A two-week ceasefire is not a resolution. It is a pause. And even during the pause, the structural vulnerabilities India faces remain exactly what they were before:
- Strategic reserves that cover six days
- Near-total LPG import dependence on a single chokepoint
- No alternative pipeline infrastructure to bypass maritime routes
- Refining capacity optimized for Gulf crude grades
What Should Be on the Agenda
The Hormuz crisis should have triggered a sustained national conversation about energy security. Not the performative kind where anchors yell about "self-reliance" for 30 seconds before cutting to the next topic.
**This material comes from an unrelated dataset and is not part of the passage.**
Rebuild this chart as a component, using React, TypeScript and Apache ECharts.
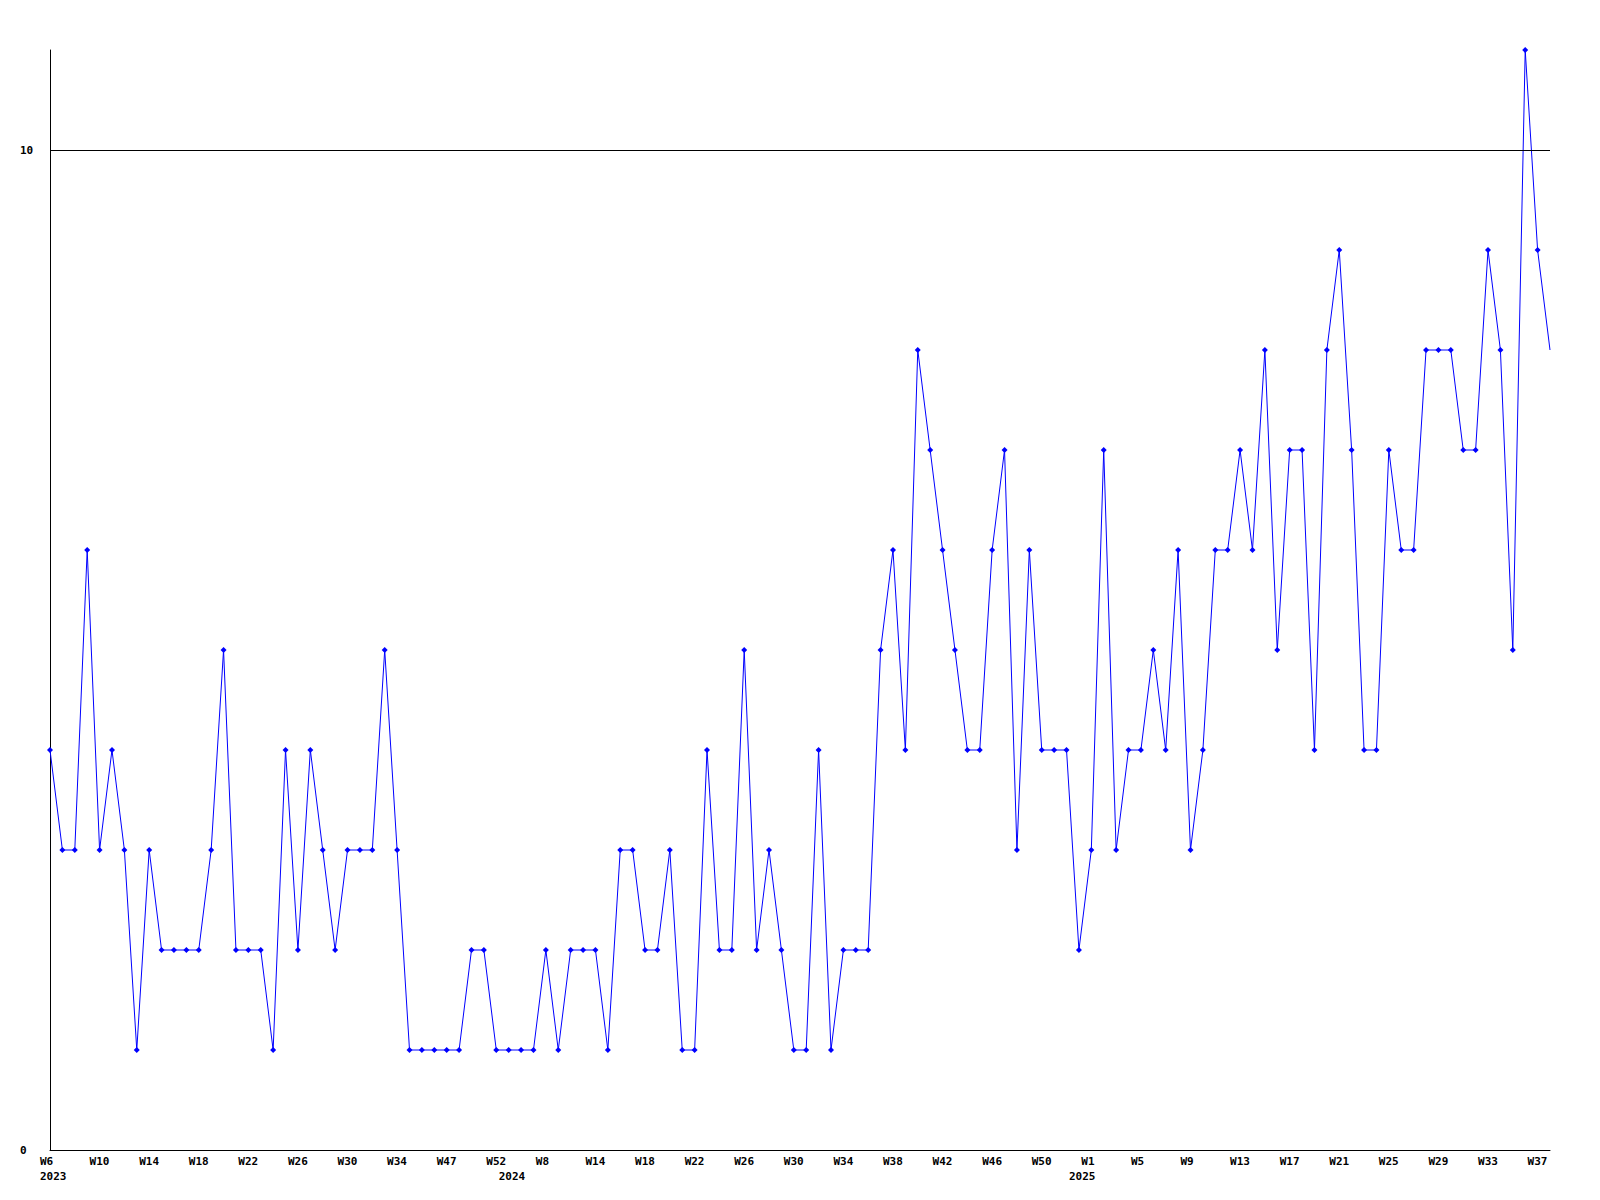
import React, { useEffect, useRef } from "react";
import * as echarts from "echarts";

// Week numbers for each data point (x categories)
const weeks: number[] = [
  6, 7, 8, 9, 10, 11, 12, 13, 14, 15, 16, 17, 18, 19, 20, 21, 22, 23, 24, 25, 26, 27, 28, 29, 30, 31, 32, 33, 34,
  35, 45, 46,
  47, 48, 49, 51, 52,
  1, 3, 5,
  8,
  9, 11, 13,
  14, 15, 16, 17, 18, 19, 20, 21, 22, 23, 24, 25, 26, 27, 28, 29, 30, 31, 32, 33, 34, 35, 36, 37, 38, 39, 40, 41, 42, 43, 44, 45, 46, 47, 48, 49, 50,
  51, 52,
  0,
  1, 2, 3, 4, 5, 6, 7, 8, 9, 10, 11, 12, 13, 14, 15, 16, 17, 18, 19, 20, 21, 22, 23, 24, 25, 26, 27, 28, 29, 30, 31, 32, 33, 34, 35, 36, 37, 38,
];

// Calendar year of each data point
const years: number[] = [
  2023, 2023, 2023, 2023, 2023, 2023, 2023, 2023, 2023, 2023, 2023, 2023, 2023, 2023, 2023, 2023, 2023, 2023, 2023, 2023,
  2023, 2023, 2023, 2023, 2023, 2023, 2023, 2023, 2023, 2023, 2023, 2023, 2023, 2023, 2023, 2023, 2023,
  2024, 2024, 2024, 2024, 2024, 2024, 2024, 2024, 2024, 2024, 2024, 2024, 2024, 2024, 2024, 2024, 2024, 2024, 2024, 2024,
  2024, 2024, 2024, 2024, 2024, 2024, 2024, 2024, 2024, 2024, 2024, 2024, 2024, 2024, 2024, 2024, 2024, 2024, 2024, 2024,
  2024, 2024, 2024, 2024, 2024, 2024,
  2025, 2025, 2025, 2025, 2025, 2025, 2025, 2025, 2025, 2025, 2025, 2025, 2025, 2025, 2025, 2025, 2025, 2025, 2025, 2025,
  2025, 2025, 2025, 2025, 2025, 2025, 2025, 2025, 2025, 2025, 2025, 2025, 2025, 2025, 2025, 2025, 2025, 2025, 2025,
];

const counts: number[] = [
  4, 3, 3, 6, 3, 4, 3, 1, 3, 2,
  2, 2, 2, 3, 5, 2, 2, 2, 1, 4,
  2, 4, 3, 2, 3, 3, 3, 5, 3, 1,
  1, 1, 1, 1, 2, 2, 1, 1, 1, 1,
  2, 1, 2, 2, 2, 1, 3, 3, 2, 2,
  3, 1, 1, 4, 2, 2, 5, 2, 3, 2,
  1, 1, 4, 1, 2, 2, 2, 5, 6, 4,
  8, 7, 6, 5, 4, 4, 6, 7, 3, 6,
  4, 4, 4, 2, 3, 7, 3, 4, 4, 5,
  4, 6, 3, 4, 6, 6, 7, 6, 8, 5,
  7, 7, 4, 8, 9, 7, 4, 4, 7, 6,
  6, 8, 8, 8, 7, 7, 9, 8, 5, 11,
  9, 8,
];

const yMin = 0;
const yMax = 11;
const yInterval = 10;
const refLine = 10;

const FONT = "DejaVu Sans Mono";

export default function App() {
  const ref = useRef<HTMLDivElement>(null);

  useEffect(() => {
    if (!ref.current) return;
    const chart = echarts.init(ref.current, undefined, { renderer: "svg" });
    const categories = weeks.map((w, i) => `${years[i]}-W${w}`);
    const labelEvery = 4;

    const textBase = {
      color: "#000",
      fontFamily: FONT,
      fontWeight: "bold",
      fontSize: 11,
      lineHeight: 14,
    };
    const rich = { a: { ...textBase, width: 20, align: "left" } };

    chart.setOption({
      animation: false,
      backgroundColor: "#ffffff",
      grid: { left: 50, right: 50, top: 50, bottom: 50, containLabel: false },
      xAxis: [
        {
          type: "category",
          data: categories,
          boundaryGap: false,
          axisLine: { show: true, lineStyle: { color: "#000", width: 1 } },
          axisTick: { show: false },
          splitLine: { show: false },
          axisLabel: {
            ...textBase,
            interval: labelEvery - 1,
            margin: 4,
            align: "center",
            formatter: (_v: string, idx: number) => `{a|W${weeks[idx]}}`,
            rich,
          },
        },
        {
          type: "category",
          data: categories,
          position: "bottom",
          boundaryGap: false,
          axisLine: { show: false },
          axisTick: { show: false },
          splitLine: { show: false },
          axisLabel: {
            ...textBase,
            interval: (idx: number) => idx === 0 || years[idx] !== years[idx - 1],
            margin: 19,
            align: "center",
            formatter: (_v: string, idx: number) => `{a|${years[idx]}}`,
            rich,
          },
        },
      ],
      yAxis: {
        type: "value",
        min: yMin,
        max: yMax,
        interval: yInterval,
        axisLine: { show: true, lineStyle: { color: "#000", width: 1 } },
        axisTick: { show: false },
        splitLine: { show: false },
        axisLabel: {
          margin: 30,
          align: "left",
          color: "#000",
          fontFamily: FONT,
          fontWeight: "bold",
          fontSize: 11,
          formatter: (v: number) => (v === yMax ? "" : String(v)),
        },
      },
      series: [
        {
          type: "line",
          xAxisIndex: 0,
          data: counts.map((v, i) =>
            i === counts.length - 1 ? { value: v, symbol: "none" } : v
          ),
          color: "#0000ff",
          lineStyle: { color: "#0000ff", width: 1 },
          itemStyle: { color: "#0000ff" },
          symbol: "diamond",
          symbolSize: 6,
          showSymbol: true,
          showAllSymbol: true,
          markLine: {
            silent: true,
            symbol: ["none", "none"],
            label: { show: false },
            lineStyle: { color: "#000", type: "solid", width: 1 },
            data: [{ yAxis: refLine }],
          },
          z: 3,
        },
      ],
    });

    return () => chart.dispose();
  }, []);

  return (
    <div
      ref={ref}
      style={{ position: "absolute", left: 0, top: 0, width: 1600, height: 1200, background: "#fff" }}
    />
  );
}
A real one, involving:
Strategic reserve expansion. India's Phase II SPR expansion has been delayed for years. At six days of cover, India is dangerously exposed compared to peer economies.
LPG supply diversification. The fact that 90% of imported LPG comes through a single strait is a policy failure, not a geographic inevitability. Alternate sourcing from the US, Australia, and East Africa needs acceleration.
Honest reporting on government claims. When the government says "60 days of stock," media should routinely break down what that means: commercial inventories vs. strategic reserves, emergency-accessible stock vs. contractual commitments. The headline should never just be "India has 60 days of fuel."
Energy trade-off coverage. The Russia pivot has real consequences. Cheaper crude today may mean reduced diplomatic flexibility tomorrow. This trade-off deserves regular, informed analysis, not passing mentions.
The Bottom Line
The Strait of Hormuz crisis is not over. A ceasefire does not rebuild supply chains, reduce chokepoint dependency, or expand strategic reserves. Indian media has the responsibility to cover this not as a foreign affairs thriller but as the domestic economic vulnerability it genuinely is.